- [Task goal] Reproduce exactly the lines below, from the first one through the line containing "plt.rcParams['font.family'] = ['Liberation", and omit any pictures.

::: Data lines

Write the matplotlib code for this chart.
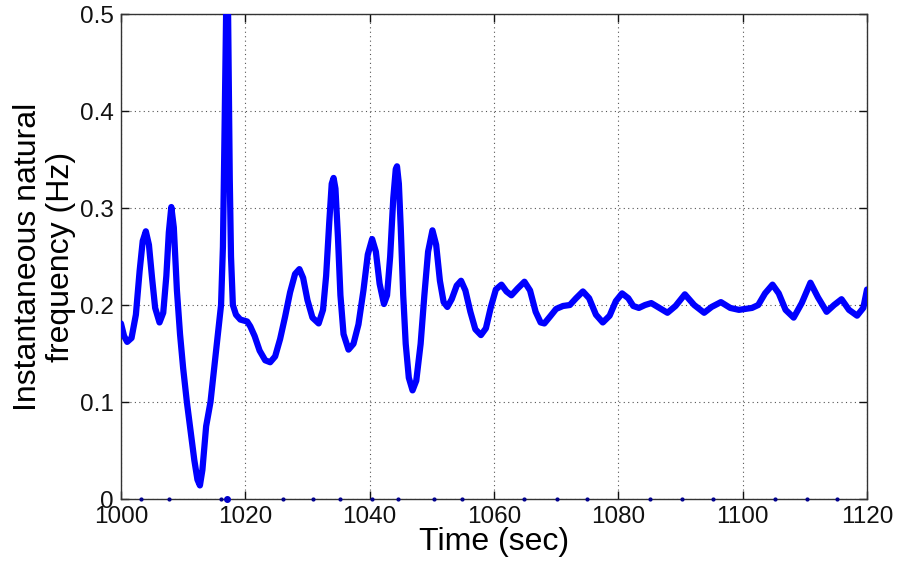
import matplotlib.pyplot as plt
from matplotlib.ticker import FuncFormatter

plt.rcParams['font.family'] = ['Liberation Sans', 'DejaVu Sans']

# values
time_sec = [
    1000.0, 1000.5, 1001.0, 1001.7, 1002.4, 1003.0, 1003.5, 1004.0, 1004.5, 1005.0,
    1005.5, 1006.2, 1006.8, 1007.3, 1007.7, 1008.1, 1008.5, 1009.0, 1009.5, 1010.0,
    1010.6, 1011.2, 1011.8, 1012.3, 1012.7, 1013.1, 1013.7, 1014.4, 1015.0, 1015.6,
    1016.1, 1016.4, 1016.6, 1016.8, 1017.0, 1017.1, 1017.2, 1017.35, 1017.5, 1017.7,
    1018.0, 1018.5, 1019.2, 1020.3, 1020.8, 1021.5, 1022.3, 1023.2, 1024.0, 1024.8,
    1025.6, 1026.4, 1027.2, 1028.0, 1028.7, 1029.3, 1030.0, 1030.8, 1031.8, 1032.5,
    1033.0, 1033.5, 1033.9, 1034.2, 1034.5, 1034.9, 1035.3, 1035.8, 1036.6, 1037.4,
    1038.2, 1039.0, 1039.7, 1040.4, 1041.0, 1041.6, 1042.3, 1042.8, 1043.3, 1043.8,
    1044.2, 1044.4, 1044.7, 1045.0, 1045.4, 1045.8, 1046.3, 1046.9, 1047.5, 1048.2,
    1048.8, 1049.4, 1050.1, 1050.7, 1051.3, 1051.9, 1052.5, 1053.2, 1054.0, 1054.7,
    1055.4, 1056.2, 1057.0, 1057.9, 1058.7, 1059.5, 1060.3, 1061.2, 1062.0, 1062.8,
    1063.8, 1064.9, 1065.8, 1066.7, 1067.5, 1068.1, 1069.0, 1070.0, 1071.1, 1072.2,
    1073.2, 1074.3, 1075.3, 1076.4, 1077.5, 1078.6, 1079.6, 1080.6, 1081.6, 1082.4,
    1083.3, 1084.3, 1085.3, 1086.6, 1087.9, 1089.2, 1090.7, 1092.2, 1093.8, 1095.0,
    1096.5, 1098.0, 1099.4, 1100.5, 1101.5, 1102.5, 1103.6, 1104.8, 1105.8, 1106.9,
    1108.2, 1109.5, 1110.9, 1112.1, 1113.5, 1114.7, 1115.9, 1117.1, 1118.4, 1119.4,
    1120.0,
]
freq_hz = [
    0.181, 0.168, 0.162, 0.166, 0.190, 0.235, 0.266, 0.276, 0.262, 0.228,
    0.197, 0.182, 0.192, 0.230, 0.275, 0.301, 0.280, 0.215, 0.170, 0.135,
    0.100, 0.070, 0.040, 0.020, 0.014, 0.030, 0.075, 0.100, 0.135, 0.170,
    0.200, 0.260, 0.350, 0.450, 0.540, 0.560, 0.520, 0.420, 0.330, 0.250,
    0.200, 0.190, 0.185, 0.183, 0.178, 0.168, 0.153, 0.143, 0.141, 0.147,
    0.165, 0.188, 0.213, 0.232, 0.237, 0.228, 0.205, 0.187, 0.181, 0.195,
    0.230, 0.285, 0.325, 0.331, 0.320, 0.270, 0.210, 0.170, 0.154, 0.160,
    0.180, 0.215, 0.252, 0.268, 0.255, 0.222, 0.201, 0.210, 0.250, 0.310,
    0.340, 0.343, 0.325, 0.280, 0.210, 0.160, 0.125, 0.112, 0.122, 0.160,
    0.210, 0.255, 0.277, 0.262, 0.225, 0.203, 0.198, 0.206, 0.220, 0.225,
    0.215, 0.193, 0.175, 0.169, 0.176, 0.198, 0.216, 0.221, 0.214, 0.210,
    0.217, 0.224, 0.215, 0.193, 0.182, 0.181, 0.188, 0.196, 0.199, 0.200,
    0.207, 0.214, 0.207, 0.190, 0.182, 0.189, 0.204, 0.212, 0.207, 0.199,
    0.197, 0.200, 0.202, 0.197, 0.192, 0.199, 0.211, 0.200, 0.192, 0.198,
    0.203, 0.197, 0.195, 0.196, 0.197, 0.200, 0.212, 0.221, 0.212, 0.195,
    0.187, 0.202, 0.223, 0.208, 0.193, 0.200, 0.206, 0.195, 0.189, 0.197,
    0.216,
]

# stray samples sitting on the zero line
zero_times = [1003.2, 1007.7, 1016.1, 1026.1, 1030.9, 1035.2, 1040.4, 1044.6,
              1050.3, 1054.8, 1064.9, 1070.1, 1075.0, 1085.1, 1090.2, 1095.3,
              1105.2, 1110.3, 1115.1]
zero_vals = [0.0] * len(zero_times)
big_zero_time = [1017.0]
big_zero_val = [0.0]

x_ticks = [1000, 1020, 1040, 1060, 1080, 1100, 1120]
y_ticks = [0, 0.1, 0.2, 0.3, 0.4, 0.5]

fig = plt.figure(figsize=(8.98, 5.67), dpi=100)
ax = fig.add_axes([0.1347, 0.1199, 0.8308, 0.8554])

ax.plot(time_sec, freq_hz, color=(0, 0, 1), linewidth=4.5, solid_joinstyle='round',
        solid_capstyle='round', zorder=3)
ax.plot(zero_times, zero_vals, linestyle='none', marker='.', markersize=4,
        color=(0, 0, 0.55), clip_on=False, zorder=4)
ax.plot(big_zero_time, big_zero_val, linestyle='none', marker='.', markersize=8,
        color=(0, 0, 0.8), clip_on=False, zorder=4)

ax.set_xlim(1000, 1120)
ax.set_ylim(0, 0.5)
ax.set_xticks(x_ticks)
ax.set_yticks(y_ticks)
ax.yaxis.set_major_formatter(FuncFormatter(lambda v, p: '0' if v == 0 else f'{v:g}'))

ax.grid(True, linestyle=(0, (1, 3)), color='#555555', linewidth=0.8)
ax.tick_params(direction='in', length=6, width=1, top=True, right=True,
               labelsize=17.5, pad=5, colors='#111111')
for s in ax.spines.values():
    s.set_color('#333333')
    s.set_linewidth(1)

ax.set_xlabel('Time (sec)', fontsize=23, labelpad=-1)
ax.set_ylabel('Instantaneous natural\nfrequency (Hz)', fontsize=23, labelpad=3,
              linespacing=1.15)

fig.savefig('out.png', dpi=100)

::::::

- [Response to the task]
Write the matplotlib code for this chart.
import matplotlib.pyplot as plt
from matplotlib.ticker import FuncFormatter

plt.rcParams['font.family'] = ['Liberation Sans', 'DejaVu Sans']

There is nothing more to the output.